И вскоре папка опять женился (был он такой душевной нежности и склонности к семейным радостям, что один не хотел жить, не мог, сильно скучал); и звали эту самую вторую жену Тамарой.

Ух, какая женщина была: красивая, голосистая, и пела, и на баяне играла-разливала. Одним словом (это баба Фрося комментировала): «Не по зубам себе взял, вознёсся, вот и упал пребольнёхонько». Родился сын Кирилл, самый старший, и стала Тамара пропадать из дому. Попивала-погуливала… растягивала меха любому желающему. Баян, считала, всё спишет… От этих отлучек родила ещё сына – Дмитрия, и соседи судачили, что не от папки он, а так – от баяна… Неудачный сынок получился, психически больной, с тугой соображалкой. Но папка очень его любил, жалел и растил как своего.

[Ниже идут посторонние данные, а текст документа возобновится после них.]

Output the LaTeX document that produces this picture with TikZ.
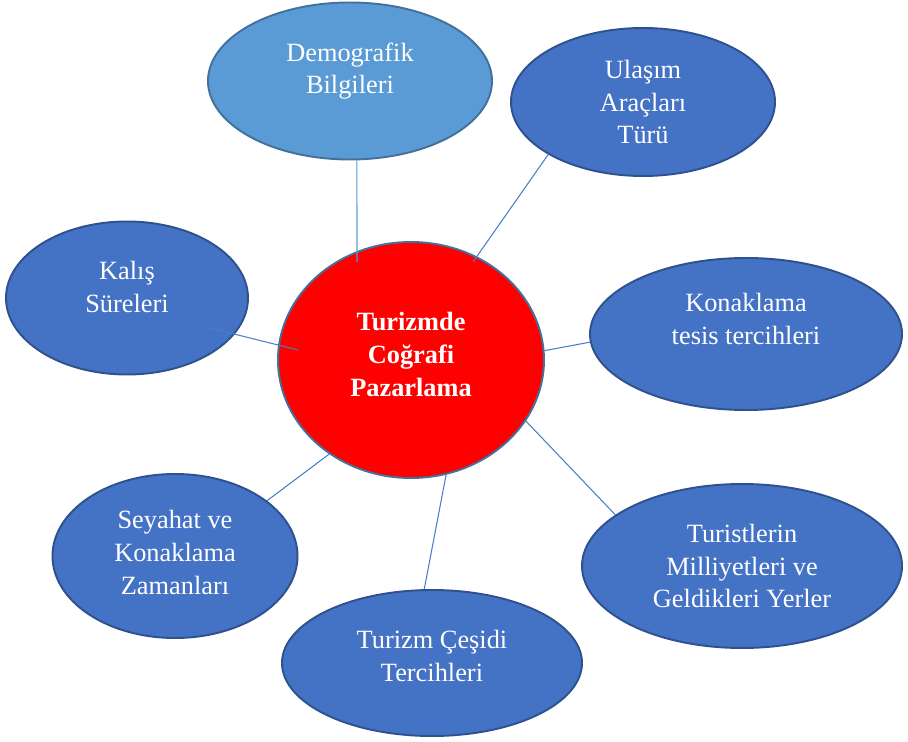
\documentclass[tikz,border=0pt]{standalone}
\usepackage{fontspec}
\setmainfont{Liberation Serif}
\usetikzlibrary{shapes.geometric,calc}
\definecolor{bubblefill}{HTML}{4472C4}
\definecolor{bubbleline}{HTML}{2F528F}
\definecolor{lightfill}{HTML}{5B9BD5}
\definecolor{lightline}{HTML}{41719C}
\definecolor{linkcol}{HTML}{4A7DC9}
% push the text of a bubble up a little
\newcommand{\liftby}[1]{\rule[-#1]{0pt}{#1}}
\begin{document}
\begin{tikzpicture}[x=0.02cm, y=-0.02cm,
  bubble/.style={ellipse, draw=bubbleline, fill=bubblefill, line width=1.1pt,
    inner sep=0pt, text=white, align=center,
    font=\fontsize{15}{18.7}\selectfont},
  link/.style={draw=linkcol, line width=0.6pt}]
% Set the page size
\def\px{0.02cm}
\useasboundingbox (0,0) rectangle (908,742);

% Draw the bubbles with their texts
\node[bubble, fill=red, draw=lightline, font=\fontsize{15}{18.7}\selectfont\bfseries,
  minimum width=266*\px, minimum height=236*\px] (center) at (411,360) {Turizmde\\Coğrafi\\Pazarlama\liftby{6.2pt}};
\node[bubble, fill=lightfill, draw=lightline,
  minimum width=284*\px, minimum height=157*\px] (demo) at (350,81) {Demografik\\Bilgileri\liftby{14.6pt}};
\node[bubble, minimum width=264*\px, minimum height=148*\px] (ulasim) at (643,102) {Ulaşım\\Araçları\\Türü};
\node[bubble, minimum width=242*\px, minimum height=153*\px] (kalis) at (127,298) {Kalış\\Süreleri\liftby{12.5pt}};
\node[bubble, minimum width=312*\px, minimum height=152*\px] (konak) at (746,334) {Konaklama\\tesis tercihleri\liftby{17pt}};
\node[bubble, minimum width=245*\px, minimum height=164*\px] (seyahat) at (175,556) {Seyahat ve\\Konaklama\\Zamanları\liftby{4pt}};
\node[bubble, minimum width=300*\px, minimum height=146*\px] (turizm) at (432,663) {Turizm Çeşidi\\Tercihleri\liftby{8pt}};
\node[bubble, minimum width=320*\px, minimum height=164*\px] (turist) at (742,566) {Turistlerin\\Milliyetleri ve\\Geldikleri Yerler};

% Draw the connectors
\draw[link, draw=lightfill] (demo.-85) -- ($(center)+(-54,-98)$);
\draw[link] (ulasim.-151) -- ($(center)+(62,-98)$);
\draw[link] ($(kalis)+(83,30)$) -- ($(center)+(-113,-10)$);
\draw[link] (center.4) -- (konak.-177);
\draw[link] (seyahat.31) -- (center.-131);
\draw[link] (turizm.96) -- (center.-73);
\draw[link] (center.-28) -- (turist.158);
\end{tikzpicture}
\end{document}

Да и красавец тот был: ресницы длинные, глаза чёрные. «Видать, какому-то проезжему грузину она сыграла», – замечала баба Фрося.

Потом родилась ещё сестра, Люба… И тут уж, бабка рассказывала, Тамара пошла вразнос по всем статьям. Сильно озоровала. Пропадала где-то сутками – может, в городе шлялась, может, с кем застревала в какой-нибудь воровской малине. Когда домой забредала – сутками буянила.

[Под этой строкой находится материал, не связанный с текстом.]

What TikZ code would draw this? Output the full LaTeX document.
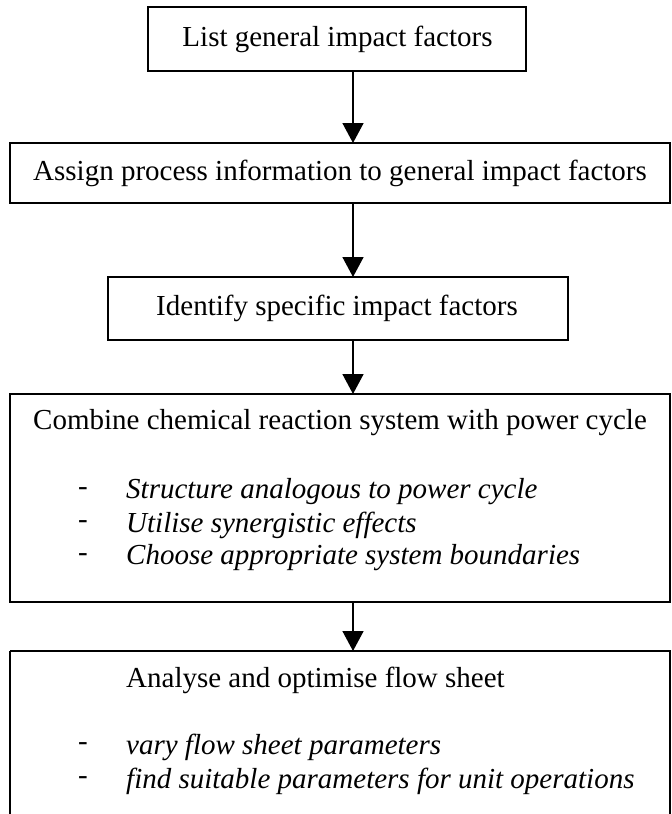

А папка работал, растил детей, ну и баба Фрося помогала.

И однажды заявилась Тамара домой совсем нехорошая: дикая, воспалённая, будто в белой горячке. Выволокла из красного угла ту самую икону Казанской Божьей Матери, что сопровождала бабу Фросю под Соль-Илецк да обратно, и – в поганое корыто, с грязной водой… Бабка аж взвыла от ужаса: Божью Матерь – в поганое корыто?!! Как это Бог стерпит?!!

И не стерпел: через неделю Тамару мёртвой нашли. Весна была, апрель, разлив… Пьяная, она, видать, оступилась и упала в овраг. Катилась до самого дна и там в грязной воде захлебнулась. В грязной воде, как в поганом корыте. Господи, прости её…

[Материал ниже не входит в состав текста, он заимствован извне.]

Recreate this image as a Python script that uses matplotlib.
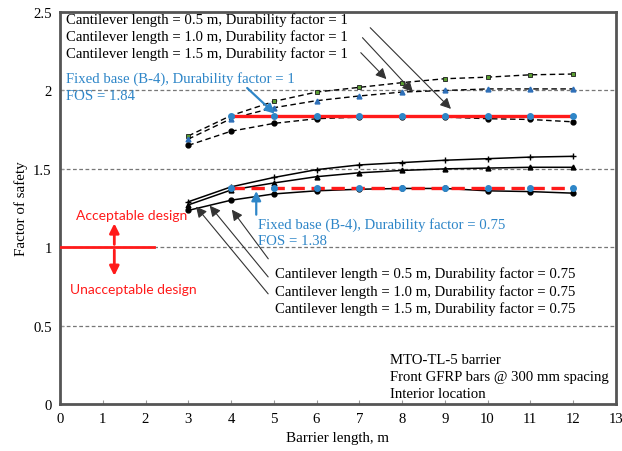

Остался папка вдовцом с тремя детьми. А было ему сорок лет.

Работал он тогда на ферме за всё про всё – плотником, возчиком, мужиком на хозяйстве; а Татьяна там же работала заведующей фермой. И случилась меж ними поздняя задушевная любовь, из тех простодушных любовей, что у всех на виду.

А чего скрывать-то? Вдовец и вдовица. «Третья жена – от людей…»

* * *

Тут и о маме Тане надо непременно встрять-рассказать. В Пировы Городища она попала в замужество: встретила в поезде молодого-распрекрасного парня и приехала к нему из той самой деревни Блонь, куда потом каждое лето, да и на зимние каникулы Надюшка ездила к бабушке «Якальне», где добрейший евангельский плотник-дед рассказывал ей про мальчика-бога в огненном шаре, где всё летнее и зимнее каникулярное детство она проводила под бабкину попевку о «рюмочке Христовой» – да так, что и по сей день рыщет по антикварным подвалам, разыскивая похожую рюмочку.

Да, про маму Таню рассказать надо непременно, потому как с неё начинается настоящая история их большой громокипящей семьи – ведь когда мама, заведующая фермой, обратила внимание на папку, многодетного вдовца, она и сама уже была вдовой с двумя детьми.

Распрекрасный парень, который «так меня любил, так любил: из дому не выйдет, пока не поцелует!» – никак не мог найти работу по душе. И пошла мама Таня доярить. А тогда как было: вручную доили, в группе больше двадцати ко-ров – труд адский. Родился брат Богдаша, а в доме крыша протекает – солома-то не черепица. «Дождь пойдёт – на Богдашу капает. Я его в другой угол перетащу… Так и кочевали мы с люлькой по всей избе». Потом опять забеременела. Когда шесть месяцев натикало, мужу неудачно и запоздало вырезали аппендицит. И не поймёшь сейчас: то была врачебная ошибка или распрекрасный её муж просто оказался совсем непригоден для жизни, так что и жизнь от него отвернулась… Начался у него перитонит, и буквально в два дня мама Таня, девчонка двадцати четырёх лет, осталась вдовой, беременной на седьмом месяце. Анечка родилась, никогда не увидев отца.